*Your goal*. Skip the pictures. Set down, word for word, the lines from the start of the material up to and including the line with "const atDepth = (d: number): Quad".
-*-*-
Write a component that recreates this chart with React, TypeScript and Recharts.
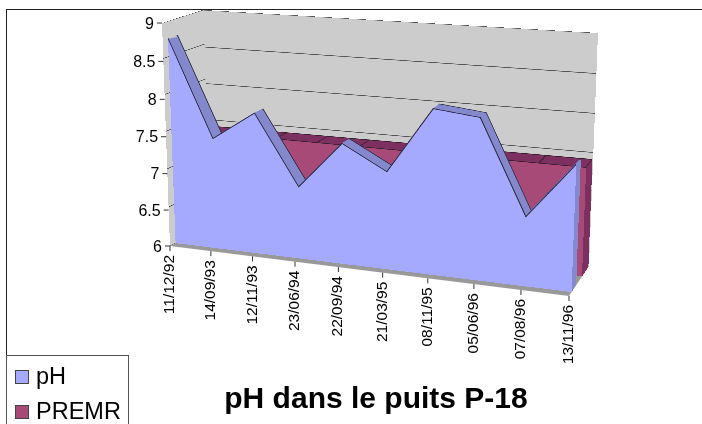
import React from 'react';
import { Area, AreaChart, CartesianGrid, Legend, XAxis, YAxis } from 'recharts';

const dates = ['11/12/92', '14/09/93', '12/11/93', '23/06/94', '22/09/94', '21/03/95', '08/11/95', '05/06/96', '07/08/96', '13/11/96'];
const phValues = [8.78, 7.5, 7.89, 6.97, 7.6, 7.29, 8.15, 8.09, 6.9, 7.62];
const premrValues = [7.42, 7.42, 7.42, 7.42, 7.42, 7.42, 7.42, 7.42, 7.42, 7.42];
const valueTicks = [6, 6.5, 7, 7.5, 8, 8.5, 9];

const FONT = '"Liberation Sans", Arial, sans-serif';
const PW = 800;
const PH = 600;

type Pt = [number, number];
type Quad = [Pt, Pt, Pt, Pt]; // TL, TR, BR, BL

// outline of the 3D box
const FRONT: Quad = [[162, 23], [578, 53], [569, 296], [170, 246]];
const BACK: Quad = [[203, 10], [598, 33], [589, 266], [213, 224]];

const mix = (a: Pt, b: Pt, t: number): Pt => [a[0] + (b[0] - a[0]) * t, a[1] + (b[1] - a[1]) * t];
const atDepth = (d: number): Quad => [mix(FRONT[0], BACK[0], d), mix(FRONT[1], BACK[1], d), mix(FRONT[2], BACK[2], d), mix(FRONT[3], BACK[3], d)];

// perspective map of the unit square onto a quad
const solve = (q: Quad) => {
  const [[x0, y0], [x1, y1], [x2, y2], [x3, y3]] = q;
  const dx1 = x1 - x2, dx2 = x3 - x2, sx = x0 - x1 + x2 - x3;
  const dy1 = y1 - y2, dy2 = y3 - y2, sy = y0 - y1 + y2 - y3;
  const det = dx1 * dy2 - dx2 * dy1;
  const g = (sx * dy2 - dx2 * sy) / det;
  const h = (dx1 * sy - sx * dy1) / det;
  return { a: x1 - x0 + g * x1, b: x3 - x0 + h * x3, c: x0, d: y1 - y0 + g * y1, e: y3 - y0 + h * y3, f: y0, g, h };
};

const project = (q: Quad, u: number, v: number): Pt => {
  const m = solve(q);
  const w = m.g * u + m.h * v + 1;
  return [(m.a * u + m.b * v + m.c) / w, (m.d * u + m.e * v + m.f) / w];
};

const planeStyle = (q: Quad, w = PW, h = PH): React.CSSProperties => {
  const m = solve(q);
  const cells = [m.a / w, m.d / w, 0, m.g / w, m.b / h, m.e / h, 0, m.h / h, 0, 0, 1, 0, m.c, m.f, 0, 1];
  return { position: 'absolute', left: 0, top: 0, width: w, height: h, transformOrigin: '0 0', transform: `matrix3d(${cells.join(',')})` };
};

const toRows = (values: number[]) => dates.map((date, i) => ({ date, value: values[i] }));

const Wall = ({ quad }: { quad: Quad }) => (
  <div style={planeStyle(quad)}>
    <AreaChart width={PW} height={PH} data={toRows(phValues)} margin={{ top: 0, right: 0, bottom: 0, left: 0 }}>
      <CartesianGrid vertical={false} fill="#cccccc" fillOpacity={1} stroke="#555555" strokeWidth={2.2} />
      <XAxis dataKey="date" hide />
      <YAxis hide domain={[6, 9]} ticks={valueTicks} />
      <Area dataKey="value" fill="none" stroke="none" dot={false} activeDot={false} legendType="none" isAnimationActive={false} />
    </AreaChart>
  </div>
);

const SeriesPlane = ({ depth, values, fill, stroke, strokeWidth, dot }: any) => (
  <div style={planeStyle(atDepth(depth))}>
    <AreaChart width={PW} height={PH} data={toRows(values)} margin={{ top: 0, right: 0, bottom: 0, left: 0 }}>
      <XAxis dataKey="date" hide />
      <YAxis hide domain={[6, 9]} ticks={valueTicks} />
      <Area type="linear" dataKey="value" fill={fill} fillOpacity={1} stroke={stroke} strokeWidth={strokeWidth} dot={dot || false} activeDot={false} isAnimationActive={false} />
    </AreaChart>
  </div>
);

// a run of planes between two depths, back to front, gives the solid ribbon
const Solid = ({ from, to, steps, values, face, side, edge, segmentDots }: any) => {
  const planes = [];
  for (let i = 0; i < steps; i++) {
    const d = to + ((from - to) * i) / steps;
    planes.push(
      <SeriesPlane
        key={i}
        depth={d}
        values={values}
        fill={side}
        stroke={i === 0 ? edge : side}
        strokeWidth={i === 0 ? 2.2 : 1.5}
        dot={segmentDots ? { r: 1.6, fill: edge, stroke: 'none' } : false}
      />
    );
  }
  return (
    <>
      {planes}
      <SeriesPlane depth={from} values={values} fill={face} stroke={edge} strokeWidth={2.2} />
    </>
  );
};

const DateTick = ({ x, payload }: any) => {
  const [tx, ty] = project(FRONT, (x - 1) / 400, 1);
  return (
    <g>
      <line x1={tx} y1={ty} x2={tx} y2={ty + 5} stroke="#333333" />
      <text x={tx + 4} y={ty + 9} transform={`rotate(-90 ${tx + 4} ${ty + 9})`} textAnchor="end" fontFamily={FONT} fontSize={15.5} fill="#000000">
        {payload.value}
      </text>
    </g>
  );
};

const ValueTick = ({ y, payload }: any) => {
  const [tx, ty] = project(FRONT, 0, (y - 20) / 300);
  return (
    <g>
      <line x1={tx - 5} y1={ty} x2={tx} y2={ty} stroke="#333333" />
      <text x={tx - 8} y={ty + 5.5} textAnchor="end" fontFamily={FONT} fontSize={16} fill="#000000">
        {payload.value}
      </text>
    </g>
  );
};

const renderLegend = ({ payload }: any) => (
  <div style={{ fontFamily: FONT, fontSize: 23.5, color: '#000000' }}>
    {(payload || []).map((item: any) => (
      <div key={item.value} style={{ display: 'flex', alignItems: 'center', height: 35, paddingLeft: 8 }}>
        <span style={{ width: 12, height: 12, background: item.color, border: '1px solid #444444', marginRight: 7 }} />
        {item.value}
      </div>
    ))}
  </div>
);

export default function App() {
  return (
    <div style={{ position: 'absolute', left: 0, top: 0, width: 702, height: 424, background: '#ffffff', overflow: 'hidden' }}>
      <div style={{ position: 'absolute', left: 6, top: 9, width: 696, height: 346, borderLeft: '1px solid #222222', borderTop: '1px solid #222222' }} />

      <Wall quad={[FRONT[0], BACK[0], BACK[3], FRONT[3]]} />
      <Wall quad={BACK} />
      <div style={{ ...planeStyle([BACK[3], BACK[2], FRONT[2], FRONT[3]]), background: '#999999' }} />

      <Solid from={0.65} to={0.97} steps={10} values={premrValues} face="#a84a78" side="#7d3060" edge="#3a2030" segmentDots />
      <Solid from={0.13} to={0.36} steps={10} values={phValues} face="#a6aaff" side="#8488cc" edge="#30304a" />

      <div style={{ position: 'absolute', left: 0, top: 0 }}>
        <AreaChart width={702} height={424} data={toRows(phValues)} margin={{ top: 20, right: 301, bottom: 103, left: 0 }}>
          <XAxis dataKey="date" height={1} interval={0} axisLine={false} tickLine={false} tick={DateTick} />
          <YAxis width={1} domain={[6, 9]} ticks={valueTicks} axisLine={false} tickLine={false} tick={ValueTick} />
          <Area dataKey="value" fill="none" stroke="none" dot={false} activeDot={false} legendType="none" isAnimationActive={false} />
        </AreaChart>
      </div>

      <div style={{ position: 'absolute', left: 6, top: 355, width: 123, height: 69, boxSizing: 'border-box', borderTop: '1px solid #555555', borderRight: '1px solid #555555', borderLeft: '1px solid #555555' }}>
        <AreaChart width={121} height={68} data={toRows(phValues)} margin={{ top: 0, right: 0, bottom: 0, left: 0 }}>
          <Legend verticalAlign="top" content={renderLegend} itemSorter={null} wrapperStyle={{ top: 3, left: 0 }} />
          <Area dataKey="value" name="pH" stroke="#a6aaff" strokeOpacity={0} fillOpacity={0} dot={false} isAnimationActive={false} />
          <Area dataKey="value" name="PREMR" stroke="#a84a78" strokeOpacity={0} fillOpacity={0} dot={false} isAnimationActive={false} />
        </AreaChart>
      </div>

      <div style={{ position: 'absolute', left: 176, width: 400, top: 381, textAlign: 'center', fontFamily: FONT, fontWeight: 'bold', fontSize: 30, color: '#000000' }}>
        pH dans le puits P-18
      </div>
    </div>
  );
}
-*-*-
*Answer for this exercise*.
Write a component that recreates this chart with React, TypeScript and Recharts.
import React from 'react';
import { Area, AreaChart, CartesianGrid, Legend, XAxis, YAxis } from 'recharts';

const dates = ['11/12/92', '14/09/93', '12/11/93', '23/06/94', '22/09/94', '21/03/95', '08/11/95', '05/06/96', '07/08/96', '13/11/96'];
const phValues = [8.78, 7.5, 7.89, 6.97, 7.6, 7.29, 8.15, 8.09, 6.9, 7.62];
const premrValues = [7.42, 7.42, 7.42, 7.42, 7.42, 7.42, 7.42, 7.42, 7.42, 7.42];
const valueTicks = [6, 6.5, 7, 7.5, 8, 8.5, 9];

const FONT = '"Liberation Sans", Arial, sans-serif';
const PW = 800;
const PH = 600;

type Pt = [number, number];
type Quad = [Pt, Pt, Pt, Pt]; // TL, TR, BR, BL

// outline of the 3D box
const FRONT: Quad = [[162, 23], [578, 53], [569, 296], [170, 246]];
const BACK: Quad = [[203, 10], [598, 33], [589, 266], [213, 224]];

const mix = (a: Pt, b: Pt, t: number): Pt => [a[0] + (b[0] - a[0]) * t, a[1] + (b[1] - a[1]) * t];
const atDepth = (d: number): Quad => [mix(FRONT[0], BACK[0], d), mix(FRONT[1], BACK[1], d), mix(FRONT[2], BACK[2], d), mix(FRONT[3], BACK[3], d)];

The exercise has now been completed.